New Mexico could be a possibility, also, he said.

In Montana, for example, the Libertarian candidate for U.S. Senate received 10,000 votes, while the Democratic challenger beat incumbent Republican Conrad Burns by 3,000 votes.

In Missouri, too, the Libertarian candidate helped unseat an incumbent Republican by taking 47,000 votes, greater than the 41,000-vote margin by which Democratic challenger Claire McCaskill won.

As for media coverage, Barr has work to do. His nomination Sunday earned little coverage by major outlets. The New York Times and Washington Post, two of the most influential papers in the country, carried a few paragraphs of wire copy.

Barr knows he must persuade the media to cover his campaign, which in campaign terms is called "earned media," rather than "paid media," meaning advertising.

"We anticipate reaching all the people," he said Sunday. "We'll get earned media by presenting issues and positions relevant to the American people and help further the public debate."

His campaign is in its infancy in terms of staff and infrastructure. He has events scheduled next month in New York, Washington and Portland, Ore., and one in Las Vegas in July.

On Wednesday Barr spoke about privacy issues to the Clayton County Rotary Club in Jonesboro, an event scheduled before he announced his campaign. Barr blasted the Bush administration, but barely made mention of his bid for Bush's job.

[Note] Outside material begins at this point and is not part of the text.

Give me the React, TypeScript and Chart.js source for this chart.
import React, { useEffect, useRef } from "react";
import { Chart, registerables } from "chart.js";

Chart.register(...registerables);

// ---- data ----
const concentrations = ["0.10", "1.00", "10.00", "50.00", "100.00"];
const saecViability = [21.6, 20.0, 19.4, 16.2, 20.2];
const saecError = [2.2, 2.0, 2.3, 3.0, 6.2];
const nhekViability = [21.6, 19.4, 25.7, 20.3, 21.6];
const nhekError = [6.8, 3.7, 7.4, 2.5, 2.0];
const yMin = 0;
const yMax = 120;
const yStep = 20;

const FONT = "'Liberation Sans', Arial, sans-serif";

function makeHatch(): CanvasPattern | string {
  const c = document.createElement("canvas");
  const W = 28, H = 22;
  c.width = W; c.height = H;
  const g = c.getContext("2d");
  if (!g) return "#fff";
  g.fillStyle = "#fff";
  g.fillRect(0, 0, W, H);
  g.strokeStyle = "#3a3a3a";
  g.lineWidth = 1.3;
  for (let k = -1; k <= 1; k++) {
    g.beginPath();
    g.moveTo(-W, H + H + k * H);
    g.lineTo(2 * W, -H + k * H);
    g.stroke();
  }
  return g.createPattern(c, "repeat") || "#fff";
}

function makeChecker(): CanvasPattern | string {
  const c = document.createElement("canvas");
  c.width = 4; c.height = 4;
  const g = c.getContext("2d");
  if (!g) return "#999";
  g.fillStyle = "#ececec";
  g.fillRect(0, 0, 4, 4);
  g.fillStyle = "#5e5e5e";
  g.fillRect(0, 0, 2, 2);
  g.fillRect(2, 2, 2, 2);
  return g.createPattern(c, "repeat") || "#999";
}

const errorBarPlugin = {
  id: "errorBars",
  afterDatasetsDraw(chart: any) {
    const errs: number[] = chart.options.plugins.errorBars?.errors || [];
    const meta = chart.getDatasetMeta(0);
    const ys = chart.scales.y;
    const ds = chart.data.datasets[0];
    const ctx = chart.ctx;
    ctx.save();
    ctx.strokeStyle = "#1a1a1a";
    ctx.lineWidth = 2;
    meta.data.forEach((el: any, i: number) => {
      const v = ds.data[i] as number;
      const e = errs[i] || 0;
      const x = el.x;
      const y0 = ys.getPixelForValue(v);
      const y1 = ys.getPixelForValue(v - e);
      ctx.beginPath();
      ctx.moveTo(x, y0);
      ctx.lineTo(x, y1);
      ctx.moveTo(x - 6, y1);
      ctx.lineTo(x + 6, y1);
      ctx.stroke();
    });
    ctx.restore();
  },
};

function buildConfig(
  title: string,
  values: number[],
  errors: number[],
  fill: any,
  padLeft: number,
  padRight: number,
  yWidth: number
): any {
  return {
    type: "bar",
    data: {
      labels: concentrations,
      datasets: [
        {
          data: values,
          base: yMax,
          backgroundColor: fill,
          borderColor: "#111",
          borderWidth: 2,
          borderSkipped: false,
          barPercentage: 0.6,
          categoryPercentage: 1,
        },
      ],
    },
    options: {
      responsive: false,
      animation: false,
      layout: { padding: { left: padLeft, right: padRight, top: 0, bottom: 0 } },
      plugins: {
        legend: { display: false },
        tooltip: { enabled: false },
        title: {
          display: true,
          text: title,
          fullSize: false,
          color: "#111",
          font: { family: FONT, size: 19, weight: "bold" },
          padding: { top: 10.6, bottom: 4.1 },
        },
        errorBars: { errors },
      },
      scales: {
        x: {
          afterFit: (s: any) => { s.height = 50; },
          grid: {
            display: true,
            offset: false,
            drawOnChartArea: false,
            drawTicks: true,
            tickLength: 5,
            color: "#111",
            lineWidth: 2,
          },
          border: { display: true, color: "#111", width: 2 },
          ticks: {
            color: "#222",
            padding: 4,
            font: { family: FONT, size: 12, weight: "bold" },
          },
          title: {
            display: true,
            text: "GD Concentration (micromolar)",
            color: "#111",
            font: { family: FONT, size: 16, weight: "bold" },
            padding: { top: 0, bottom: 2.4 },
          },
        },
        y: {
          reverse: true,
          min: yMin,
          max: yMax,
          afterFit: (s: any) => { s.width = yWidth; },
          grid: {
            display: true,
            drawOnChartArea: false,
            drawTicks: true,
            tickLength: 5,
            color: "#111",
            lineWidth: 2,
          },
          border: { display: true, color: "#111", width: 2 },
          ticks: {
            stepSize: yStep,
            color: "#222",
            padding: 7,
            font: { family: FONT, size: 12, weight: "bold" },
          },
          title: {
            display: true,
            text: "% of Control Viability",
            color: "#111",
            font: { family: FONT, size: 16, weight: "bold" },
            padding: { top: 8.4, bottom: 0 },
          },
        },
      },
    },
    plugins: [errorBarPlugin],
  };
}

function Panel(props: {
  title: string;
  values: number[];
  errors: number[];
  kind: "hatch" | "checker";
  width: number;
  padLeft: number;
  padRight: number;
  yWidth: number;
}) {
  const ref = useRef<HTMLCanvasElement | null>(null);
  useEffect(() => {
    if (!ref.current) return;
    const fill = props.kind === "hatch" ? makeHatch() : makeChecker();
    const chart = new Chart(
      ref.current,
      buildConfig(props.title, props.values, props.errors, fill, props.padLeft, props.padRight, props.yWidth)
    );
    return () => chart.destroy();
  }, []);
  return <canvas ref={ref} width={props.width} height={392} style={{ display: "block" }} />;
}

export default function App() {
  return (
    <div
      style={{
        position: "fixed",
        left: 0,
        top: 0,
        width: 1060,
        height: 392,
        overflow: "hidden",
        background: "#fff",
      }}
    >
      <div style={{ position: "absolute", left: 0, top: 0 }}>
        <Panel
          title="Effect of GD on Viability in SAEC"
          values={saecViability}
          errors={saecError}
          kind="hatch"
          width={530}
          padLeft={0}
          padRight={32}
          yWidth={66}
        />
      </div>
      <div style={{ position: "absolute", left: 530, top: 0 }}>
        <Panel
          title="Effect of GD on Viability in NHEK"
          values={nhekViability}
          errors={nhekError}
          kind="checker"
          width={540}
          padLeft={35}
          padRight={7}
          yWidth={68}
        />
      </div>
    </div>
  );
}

Afterward, Barr said Verney and other staff will move to Atlanta in the next week and the campaign will begin in earnest.

Since winning the nomination, the media attention has begun to increase, with mentions in Newsweek, the Christian Science Monitor and on FOX News.

But he will need much more as he works to manipulate the political axiom that says the more media attention you get, the more money you can raise and the more money you can raise, the more attention you get.

According to the running tally on his Web site, Barr has raised about $163,000 as of Wednesday afternoon.